To setup the conda environment for the training, run:

$: bash setup.sh

Running the following will initiate the full benchmarking script:

$: python benchmarker.py

This is a max-region pooling operation.

Graph pooling methods implement the following broad structure (Grattarola, 2021):

Select: using some thresholding mechanism, select a subset of nodes
Reduce: aggregate the selected nodes
Connect: produce a new connectivity structure between the aggregated representations

Here, we propose a chemistry-inspired Select operation that respects the following fact:

A molecules' bioactivity is often heavily influenced by the discrete, contiguous substructures (functional groups, etc) from which it is composed.

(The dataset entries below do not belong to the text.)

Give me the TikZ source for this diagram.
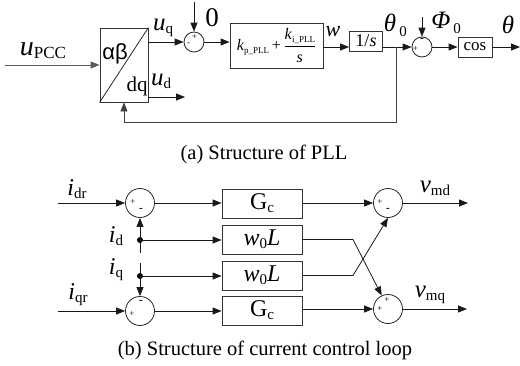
\documentclass[tikz,border=0pt]{standalone}
\usepackage{fontspec}
\setmainfont{Liberation Serif}
\newfontfamily\grsans{Liberation Sans}
\usetikzlibrary{arrows.meta}
\newcommand\fs[1]{\fontsize{#1}{#1}\selectfont}
\newcommand\VV[4]{{\fs{#3}\textit{#1}}\raisebox{-3pt}{\fs{#4}#2}}
\begin{document}
\begin{tikzpicture}[x=1pt,y=-1pt,line width=0.8pt,
  box/.style={draw=black!80,line width=0.8pt,inner sep=0pt},
  sumc/.style={circle,draw=black!85,line width=0.8pt,inner sep=0pt},
  arr/.style={draw=black!90,-{Triangle[length=9pt,width=7pt]}},
  dot/.style={circle,fill=black,inner sep=0pt,minimum size=6pt},
  lbl/.style={inner sep=0pt},
  sg/.style={inner sep=0pt,font=\fs{9}},
  sgm/.style={inner sep=0pt,font=\fs{11}\bfseries}]
\useasboundingbox (0,0) rectangle (520,365);
% ---------- PLL ----------
\node[box,minimum width=48pt,minimum height=74pt] (T) at (124,65) {};
\draw[black!85] (T.south west) -- (T.north east);
\node[lbl] (ab) at (115,54) {\grsans\fs{22}αβ};
\node[lbl] (dq) at (137,86) {\fs{21}dq};
\coordinate (uin) at (5,65);
\draw[arr,draw=black!65] (uin) -- (T.west);
\node[lbl] (upcc) at (43,51) {\VV{u}{PCC}{28}{17}};
\node[sumc,minimum size=20pt] (s1) at (194,42) {};
\node[sg] (s1p) at (194.5,37) {+};
\node[sg] (s1m) at (188.5,44) {-};
\draw[arr] (T.east |- s1) -- (s1.west);
\node[lbl] (uq) at (163,28) {\VV{u}{q}{25}{15}};
\coordinate (udend) at (185,97);
\draw[arr] (T.east |- udend) -- (udend);
\node[lbl] (ud) at (161,81) {\VV{u}{d}{25}{15}};
\coordinate (zin) at (194,2);
\draw[arr] (zin) -- (s1.north);
\node[lbl] (zero) at (212,18) {\fs{27}0};
\node[box,minimum width=93pt,minimum height=45pt] (PI) at (276.5,45.5)
  {\fs{16}\textit{k}\raisebox{-3pt}{\fs{9}p\_PLL}\,+\,$\displaystyle\frac{\hbox{\fs{16}\textit{k}\raisebox{-3pt}{\fs{9}i\_PLL}}}{\hbox{\fs{16}\textit{s}}}$};
\draw[arr] (s1.east) -- (s1 -| PI.west);
\coordinate (yw) at (0,47);
\node[box,minimum width=33pt,minimum height=20pt] (I) at (366,41) {\fs{18}1/\textit{s}};
\draw[arr] (PI.east |- yw) -- (I.west |- yw);
\node[lbl] (w) at (333,32) {\fs{22}\textit{w}};
\node[sumc,minimum size=20pt] (s2) at (422,47) {};
\node[sgm] (s2m) at (422,40) {-};
\node[sg] (s2p) at (415.5,49) {+};
\coordinate (br) at (396,47);
\draw[arr] (I.east |- yw) -- (s2.west);
\node[lbl] (th0) at (390,23) {\fs{25}\textit{θ}};
\node[lbl] (th0s) at (403,32) {\fs{15}0};
\coordinate (phin) at (422,17);
\draw[arr] (phin) -- (s2.north);
\node[lbl] (phi) at (441,20) {\fs{25}\textit{Φ}};
\node[lbl] (phis) at (457,29) {\fs{15}0};
\node[box,minimum width=34pt,minimum height=20pt] (cos) at (475,47) {\fs{17}cos};
\draw[arr] (s2.east) -- (cos.west);
\coordinate (thout) at (520,47);
\draw[arr] (cos.east) -- (thout);
\node[lbl] (th) at (508,25) {\fs{25}\textit{θ}};
\coordinate (fb1) at (396,122);
\draw[arr,draw=black!75] (br) -- (fb1) -| (T.south);
\node[lbl] (capa) at (264,154) {\fs{20.5}(a) Structure of PLL};
% ---------- current loop ----------
\node[sumc,minimum size=29pt] (s3) at (140,203) {};
\node[sumc,minimum size=29pt] (s4) at (140,311) {};
\node[sumc,minimum size=29pt] (s5) at (388,203) {};
\node[sumc,minimum size=29pt] (s6) at (388,309) {};
\node[sg] (s3p) at (133,202) {+};
\node[sgm] (s3m) at (141,210) {-};
\node[sg] (s4p) at (132,314) {+};
\node[sgm] (s4m) at (141,302) {-};
\node[sg] (s5p) at (380,202) {+};
\node[sgm] (s5m) at (388,210) {-};
\node[sg] (s6a) at (387,300) {+};
\node[sg] (s6b) at (380,309) {+};
\node[box,minimum width=80pt,minimum height=29pt] (G1) at (262,203.5) {\fs{24}G\raisebox{-3pt}{\fs{15}c}};
\node[box,minimum width=80pt,minimum height=29pt] (W1) at (262,239.5) {\fs{24}\textit{w}\raisebox{-3pt}{\fs{15}0}\textit{L}};
\node[box,minimum width=80pt,minimum height=29pt] (W2) at (262,275.5) {\fs{24}\textit{w}\raisebox{-3pt}{\fs{15}0}\textit{L}};
\node[box,minimum width=80pt,minimum height=29pt] (G2) at (262,310.5) {\fs{24}G\raisebox{-3pt}{\fs{15}c}};
\coordinate (idr) at (58,203);
\coordinate (iqr) at (58,311);
\draw[arr] (idr) -- (s3.west);
\draw[arr] (iqr) -- (s4.west);
\draw[arr] (s3.east) -- (G1.west |- s3);
\draw[arr] (s4.east) -- (G2.west |- s4);
\draw[arr] (G1.east |- s5) -- (s5.west);
\draw[arr] (G2.east |- s6) -- (s6.west);
\node[dot] (dd) at (140,240) {};
\node[dot] (dqd) at (140,276) {};
\coordinate (ddb) at (140,253);
\coordinate (dqt) at (140,263);
\draw[arr] (ddb) -- (s3.south);
\draw[arr] (dqt) -- (s4.north);
\draw[arr] (dd.center) -- (W1.west |- dd);
\draw[arr] (dqd.center) -- (W2.west |- dqd);
\coordinate (c1) at (353,239.5);
\coordinate (c2) at (353,275.5);
\draw[arr] (W1.east) -- (c1) -- (s6.115);
\draw[arr] (W2.east) -- (c2) -- (s5.south);
\coordinate (vmd) at (468,203);
\coordinate (vmq) at (467,309);
\draw[arr] (s5.east) -- (vmd);
\draw[arr] (s6.east) -- (vmq);
\node[lbl] (lidr) at (77,189) {\VV{i}{dr}{24}{15}};
\node[lbl] (lid) at (116,236) {\VV{i}{d}{24}{15}};
\node[lbl] (liq) at (116,270) {\VV{i}{q}{24}{15}};
\node[lbl] (liqr) at (78,295) {\VV{i}{qr}{24}{15}};
\node[lbl] (lvmd) at (435,188) {\VV{v}{md}{25}{15}};
\node[lbl] (lvmq) at (430,295) {\VV{v}{mq}{25}{15}};
\node[lbl] (capb) at (265,350) {\fs{20.5}(b) Structure of current control loop};
\end{tikzpicture}
\end{document}
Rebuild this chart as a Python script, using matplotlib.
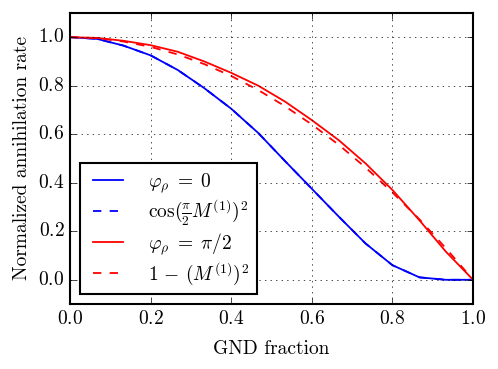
import numpy as np
import matplotlib
matplotlib.use('Agg')
import matplotlib.pyplot as plt

# GND fraction samples
gnd_fraction = [0.0, 0.067, 0.133, 0.2, 0.267, 0.333, 0.4, 0.467,
                0.533, 0.6, 0.667, 0.733, 0.8, 0.867, 0.933, 1.0]

# phi_rho = 0
rate_phi0 = [1.0, 0.993, 0.965, 0.925, 0.865, 0.79, 0.705, 0.605,
             0.49, 0.375, 0.26, 0.15, 0.06, 0.01, 0.0, 0.0]
# cos(pi/2 M)^2 (lies on top of phi_rho = 0)
rate_cos = [1.0, 0.993, 0.965, 0.925, 0.865, 0.79, 0.705, 0.605,
            0.49, 0.375, 0.26, 0.15, 0.06, 0.01, 0.0, 0.0]
# phi_rho = pi/2
rate_phi90 = [1.0, 0.997, 0.985, 0.967, 0.94, 0.90, 0.853, 0.80,
              0.735, 0.658, 0.575, 0.48, 0.37, 0.245, 0.115, 0.0]
# 1 - M^2
rate_sq = [1.0, 0.996, 0.982, 0.96, 0.929, 0.889, 0.84, 0.782,
           0.716, 0.64, 0.556, 0.463, 0.36, 0.249, 0.129, 0.0]

plt.style.use('classic')
plt.rcParams['font.family'] = 'serif'
plt.rcParams['font.serif'] = ['cmr10']
plt.rcParams['mathtext.fontset'] = 'cm'
plt.rcParams['axes.formatter.use_mathtext'] = True
plt.rcParams['font.size'] = 14

fig = plt.figure(figsize=(4.98, 3.69), dpi=100)
ax = fig.add_axes([0.1406, 0.176, 0.8094, 0.789])

ax.plot(gnd_fraction, rate_phi0, color='b', ls='-', lw=1.3, label=r'$\varphi_\rho\;=\;0$')
ax.plot(gnd_fraction, rate_cos, color='b', ls='--', lw=1.3, label=r'$\cos(\frac{\pi}{2}M^{(1)})^2$')
ax.plot(gnd_fraction, rate_phi90, color='r', ls='-', lw=1.3, label=r'$\varphi_\rho\;=\;\pi/2$')
ax.plot(gnd_fraction, rate_sq, color='r', ls='--', lw=1.3, label=r'$1\,-\,(M^{(1)})^2$')

ax.set_xlim(0, 1)
ax.set_ylim(-0.1, 1.1)
ax.set_xticks(np.arange(0, 1.01, 0.2))
ax.set_yticks(np.arange(0, 1.01, 0.2))
ax.tick_params(labelsize=14)
ax.grid(True)
ax.set_xlabel('GND fraction', fontsize=14, labelpad=9)
ax.set_ylabel('Normalized annihilation rate', fontsize=14)

leg = ax.legend(loc='lower left', prop={'size': 14}, labelspacing=0.15,
                handlelength=2.1, handletextpad=1.0, borderaxespad=0.5,
                borderpad=0.4)
leg.get_frame().set_linewidth(1.5)
leg.get_frame().set_edgecolor('k')

for s in ax.spines.values():
    s.set_linewidth(1.5)

fig.savefig('out.png', dpi=100)
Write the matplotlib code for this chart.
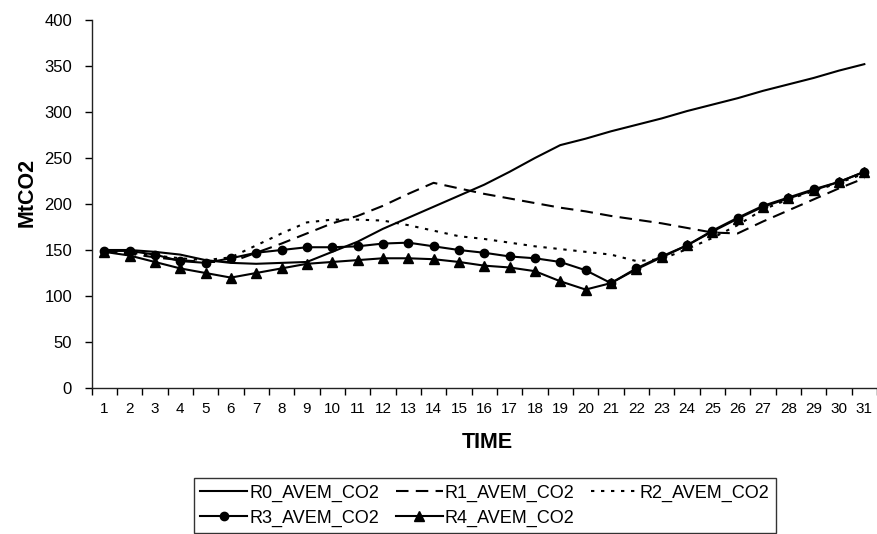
import matplotlib
matplotlib.use('Agg')
import matplotlib.pyplot as plt
import numpy as np

# time steps and emissions (MtCO2) per run
time = list(range(1, 32))
r0 = [150, 150, 148, 145, 139, 136, 135, 136, 137, 148, 159, 173, 185, 197, 209, 221,
      235, 250, 264, 271, 279, 286, 293, 301, 308, 315, 323, 330, 337, 345, 352]
r1 = [149, 146, 142, 139, 137, 137, 147, 157, 168, 179, 187, 198, 211, 223, 217, 211,
      206, 201, 196, 192, 187, 183, 179, 174, 169, 168, 181, 193, 205, 217, 228]
r2 = [149, 147, 144, 141, 139, 142, 155, 168, 180, 183, 183, 182, 177, 171, 165, 162,
      158, 154, 151, 148, 145, 138, 140, 151, 163, 177, 194, 205, 214, 223, 233]
r3 = [149, 149, 145, 138, 136, 141, 147, 150, 153, 153, 154, 157, 158, 154, 150, 147,
      143, 141, 137, 128, 114, 130, 143, 155, 171, 185, 198, 207, 216, 224, 235]
r4 = [148, 144, 137, 130, 125, 120, 125, 130, 135, 137, 139, 141, 141, 140, 137, 133,
      131, 127, 116, 107, 114, 129, 142, 155, 170, 184, 197, 206, 215, 224, 235]

labels = ['R0_AVEM_CO2', 'R1_AVEM_CO2', 'R2_AVEM_CO2', 'R3_AVEM_CO2', 'R4_AVEM_CO2']
yticks = [0, 50, 100, 150, 200, 250, 300, 350, 400]

plt.rcParams['font.family'] = ['Liberation Sans', 'DejaVu Sans']

fig = plt.figure(figsize=(8.77, 5.34), dpi=100)
ax = fig.add_axes([91.5 / 877, 1 - 388 / 534, 785.5 / 877, 368 / 534])

lw = 1.5
h0, = ax.plot(time, r0, color='black', lw=lw, label=labels[0])
h1, = ax.plot(time, r1, color='black', lw=lw, dashes=(6, 3.5), label=labels[1])
h2, = ax.plot(time, r2, color='black', lw=lw, dashes=(1.6, 3.2), label=labels[2])
h3, = ax.plot(time, r3, color='black', lw=lw, marker='o', markersize=6, label=labels[3])
h4, = ax.plot(time, r4, color='black', lw=lw, marker='^', markersize=7, label=labels[4])

ax.set_xlim(0.5, 31.5)
ax.set_ylim(0, 400)
ax.set_yticks(yticks)
ax.set_xticks(time)
ax.set_xticks(np.arange(0.5, 32, 1), minor=True)
ax.tick_params(axis='x', which='major', length=0, pad=10, labelsize=11)
ax.tick_params(axis='x', which='minor', length=5, width=1, direction='out')
ax.tick_params(axis='y', length=5, width=1, direction='out', pad=9, labelsize=12)

for side in ['top', 'right']:
    ax.spines[side].set_visible(False)
for side in ['left', 'bottom']:
    ax.spines[side].set_linewidth(1)
    ax.spines[side].set_color('#222222')

fig.text(27 / 877, 1 - 192 / 534, 'MtCO2', rotation=90, ha='center', va='center',
         fontsize=15.5, fontweight='bold')
fig.text(487 / 877, 1 - 443 / 534, 'TIME', ha='center', va='center',
         fontsize=15.5, fontweight='bold')

# matplotlib fills legend column by column; order so rows read R0 R1 R2 / R3 R4
order = [h0, h3, h1, h4, h2]
leg = fig.legend(order, [h.get_label() for h in order],
                 loc='upper left', bbox_to_anchor=(194 / 877, 0.0, 582 / 877, 1 - 478 / 534),
                 mode='expand', ncol=3, fontsize=13, frameon=True, fancybox=False,
                 borderaxespad=0, handlelength=2.6, handletextpad=0.1,
                 columnspacing=0.5, labelspacing=0.45, borderpad=0.35)
leg.get_frame().set_edgecolor('black')
leg.get_frame().set_linewidth(1)

fig.savefig('out.png', dpi=100)
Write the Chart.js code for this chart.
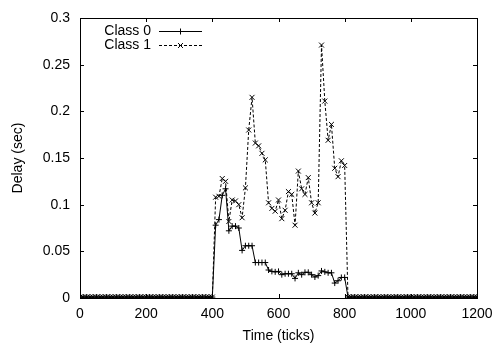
<!DOCTYPE html>
<html>
<head>
<meta charset="utf-8">
<script src="https://cdn.jsdelivr.net/npm/chart.js@4/dist/chart.umd.min.js"></script>
<style>
  html, body { margin: 0; padding: 0; background: #fff; }
  canvas { display: block; }
</style>
</head>
<body>
<canvas id="c" width="493" height="343"></canvas>
<script>
// Simulation time axis: one sample every 10 ticks from 0 to 1200
const timeTicks = Array.from({ length: 121 }, (_, i) => i * 10);

// Idle periods before the burst (0..400) and after it (810..1200)
const class0Idle1 = [0.001,0.001,0.001,0.001,0.001,0.001,0.001,0.001,0.001,0.001,0.001,0.001,0.001,0.001,0.001,0.001,0.001,0.001,0.001,0.001,0.001,0.001,0.001,0.001,0.001,0.001,0.001,0.001,0.001,0.001,0.001,0.001,0.001,0.001,0.001,0.001,0.001,0.001,0.001,0.001,0.001];
const class0Idle2 = [0.001,0.001,0.001,0.001,0.001,0.001,0.001,0.001,0.001,0.001,0.001,0.001,0.001,0.001,0.001,0.001,0.001,0.001,0.001,0.001,0.001,0.001,0.001,0.001,0.001,0.001,0.001,0.001,0.001,0.001,0.001,0.001,0.001,0.001,0.001,0.001,0.001,0.001,0.001,0.001];
const class1Idle1 = [0.001,0.001,0.001,0.001,0.001,0.001,0.001,0.001,0.001,0.001,0.001,0.001,0.001,0.001,0.001,0.001,0.001,0.001,0.001,0.001,0.001,0.001,0.001,0.001,0.001,0.001,0.001,0.001,0.001,0.001,0.001,0.001,0.001,0.001,0.001,0.001,0.001,0.001,0.001,0.001,0.001];
const class1Idle2 = [0.001,0.001,0.001,0.001,0.001,0.001,0.001,0.001,0.001,0.001,0.001,0.001,0.001,0.001,0.001,0.001,0.001,0.001,0.001,0.001,0.001,0.001,0.001,0.001,0.001,0.001,0.001,0.001,0.001,0.001,0.001,0.001,0.001,0.001,0.001,0.001,0.001,0.001,0.001,0.001];

// Delays during the burst, ticks 410..800
const class0Burst = [
  0.078, 0.084, 0.110, 0.117,
  0.072, 0.077, 0.077, 0.075,
  0.051, 0.056, 0.056, 0.056,
  0.038, 0.038, 0.038, 0.038,
  0.030, 0.0285, 0.028, 0.0285,
  0.025, 0.026, 0.026, 0.026,
  0.021, 0.027, 0.025, 0.0275,
  0.0275, 0.025, 0.0225, 0.024,
  0.029, 0.028, 0.027, 0.027,
  0.016, 0.0185, 0.022, 0.022
];
const class1Burst = [
  0.108, 0.109, 0.128, 0.125,
  0.082, 0.105, 0.104, 0.100,
  0.086, 0.118, 0.180, 0.215,
  0.166, 0.163, 0.155, 0.148,
  0.102, 0.096, 0.093, 0.105,
  0.085, 0.094, 0.114, 0.111,
  0.078, 0.136, 0.117, 0.111,
  0.129, 0.102, 0.091, 0.102,
  0.271, 0.211, 0.169, 0.186,
  0.139, 0.130, 0.147, 0.142
];

const class0Delay = [...class0Idle1, ...class0Burst, ...class0Idle2];
const class1Delay = [...class1Idle1, ...class1Burst, ...class1Idle2];

const xTickValues = [0, 200, 400, 600, 800, 1000, 1200];
const yTickValues = [0, 0.05, 0.1, 0.15, 0.2, 0.25, 0.3];

const FONT = '"Liberation Sans", Arial, Helvetica, sans-serif';
const toPoints = (vals) => vals.map((v, i) => ({ x: timeTicks[i], y: v }));

// Frame with inward tick marks on all four sides
const framePlugin = {
  id: 'frame',
  afterDatasetsDraw(chart) {
    const { ctx, chartArea: a, scales } = chart;
    const len = 4;
    ctx.save();
    ctx.strokeStyle = '#000';
    ctx.lineWidth = 1;
    ctx.beginPath();
    xTickValues.forEach(v => {
      const px = Math.round(scales.x.getPixelForValue(v)) + 0.5;
      ctx.moveTo(px, a.bottom); ctx.lineTo(px, a.bottom - len);
      ctx.moveTo(px, a.top); ctx.lineTo(px, a.top + len);
    });
    yTickValues.forEach(v => {
      const py = Math.round(scales.y.getPixelForValue(v)) + 0.5;
      ctx.moveTo(a.left, py); ctx.lineTo(a.left + len, py);
      ctx.moveTo(a.right, py); ctx.lineTo(a.right - len, py);
    });
    ctx.stroke();
    ctx.strokeRect(Math.round(a.left) + 0.5, Math.round(a.top) + 0.5,
                   Math.round(a.right - a.left), Math.round(a.bottom - a.top));
    ctx.restore();
  }
};

// Key in the upper left: label, then a line sample with its marker
const keyPlugin = {
  id: 'key',
  afterDraw(chart) {
    const { ctx } = chart;
    const textRight = 151, lineStart = 159, lineEnd = 202;
    const rows = [31, 45];
    ctx.save();
    ctx.font = '14px ' + FONT;
    ctx.fillStyle = '#000';
    ctx.textAlign = 'right';
    ctx.textBaseline = 'middle';
    chart.data.datasets.forEach((ds, i) => {
      const y = rows[i];
      ctx.fillText(ds.label, textRight, y);
      ctx.strokeStyle = ds.borderColor;
      ctx.lineWidth = ds.borderWidth;
      ctx.setLineDash(ds.borderDash || []);
      ctx.beginPath();
      ctx.moveTo(lineStart, y + 0.5);
      ctx.lineTo(lineEnd, y + 0.5);
      ctx.stroke();
      ctx.setLineDash([]);
      Chart.helpers.drawPoint(ctx, {
        pointStyle: ds.pointStyle, radius: ds.pointRadius,
        borderWidth: ds.pointBorderWidth, rotation: 0
      }, (lineStart + lineEnd) / 2, y + 0.5);
    });
    ctx.restore();
  }
};

new Chart(document.getElementById('c'), {
  type: 'line',
  data: {
    datasets: [
      {
        label: 'Class 0',
        data: toPoints(class0Delay),
        borderColor: '#000',
        backgroundColor: '#000',
        borderWidth: 1,
        pointStyle: 'cross',
        pointRadius: 3,
        pointBorderWidth: 1,
        pointBorderColor: '#000',
        tension: 0,
        fill: false
      },
      {
        label: 'Class 1',
        data: toPoints(class1Delay),
        borderColor: '#000',
        backgroundColor: '#000',
        borderWidth: 1,
        borderDash: [3, 2],
        pointStyle: 'crossRot',
        pointRadius: 3.5,
        pointBorderWidth: 1,
        pointBorderColor: '#000',
        tension: 0,
        fill: false
      }
    ]
  },
  options: {
    responsive: false,
    animation: false,
    events: [],
    layout: { padding: { top: 18, right: 16, left: 0, bottom: 0 } },
    plugins: { legend: { display: false }, tooltip: { enabled: false } },
    scales: {
      x: {
        type: 'linear',
        min: 0, max: 1200,
        afterFit: (s) => { s.height = 45; s.paddingLeft = 0; s.paddingRight = 0; },
        afterBuildTicks: (s) => { s.ticks = xTickValues.map(v => ({ value: v })); },
        grid: { display: false, drawTicks: false },
        border: { display: false },
        ticks: {
          color: '#000', padding: 8,
          font: { family: FONT, size: 14 },
          callback: (v) => String(v),
          maxRotation: 0
        },
        title: {
          display: true, text: 'Time (ticks)', color: '#000',
          font: { family: FONT, size: 14 },
          padding: { top: 0, bottom: -2 }
        }
      },
      y: {
        min: 0, max: 0.3,
        afterFit: (s) => { s.width = 80; s.paddingTop = 0; s.paddingBottom = 0; },
        afterBuildTicks: (s) => { s.ticks = yTickValues.map(v => ({ value: v })); },
        grid: { display: false, drawTicks: false },
        border: { display: false },
        ticks: {
          color: '#000', padding: 10,
          font: { family: FONT, size: 14 },
          callback: (v) => String(Number(v.toFixed(2)))
        },
        title: {
          display: true, text: 'Delay (sec)', color: '#000',
          font: { family: FONT, size: 14 },
          padding: { top: 10, bottom: 0 }
        }
      }
    }
  },
  plugins: [framePlugin, keyPlugin]
});
</script>
</body>
</html>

Intuitively, the proposed algorithm operates as follows:

Transform node features, $x_i \in \mathbb{R}^F$, into contextualized node representations, $h_i \in \mathbb{R}^d$, using a standard GNN.
Using a dense scoring-layer, $S_{\theta}(\cdot)$, generate scalar-valued scores $s_i = S_{\theta}(h_i) \in \mathbb{R}^1, s_i \geq 0$ for each node (atom).
We now think of the scores + connectivity structure as defining a topography or contour map, like a mountain range, over the graph.
Beginning from the node $i$ with the highest score, we descend down all possible paths, defined by the connectivity structure, until we reach the bottom of a valley (any valley, where the next neighbor's score is higher than the current node's).
Each node reached using this procedure - descending from node with the maximum score - is assigned to one cluster
Using the remaining, unassigned nodes, we repeat the above process until all nodes have been assigned to a cluster. See Figure \ref{flow}.

Advantages:

This implicitly ensures that the pooling operation chooses contiguous subgraphs.
Principled approach for bounding clusters: obviates the need for a pooling `threshold' as it uses the naturally imposed *topographic structure (score values + connectivity) of the graph.
Allows the model to learn an arbitrary number of clusters of arbitrary size, obviating the need to define the maximum number of clusters.
Parallelizable, works over the batch dimension for batched graphs.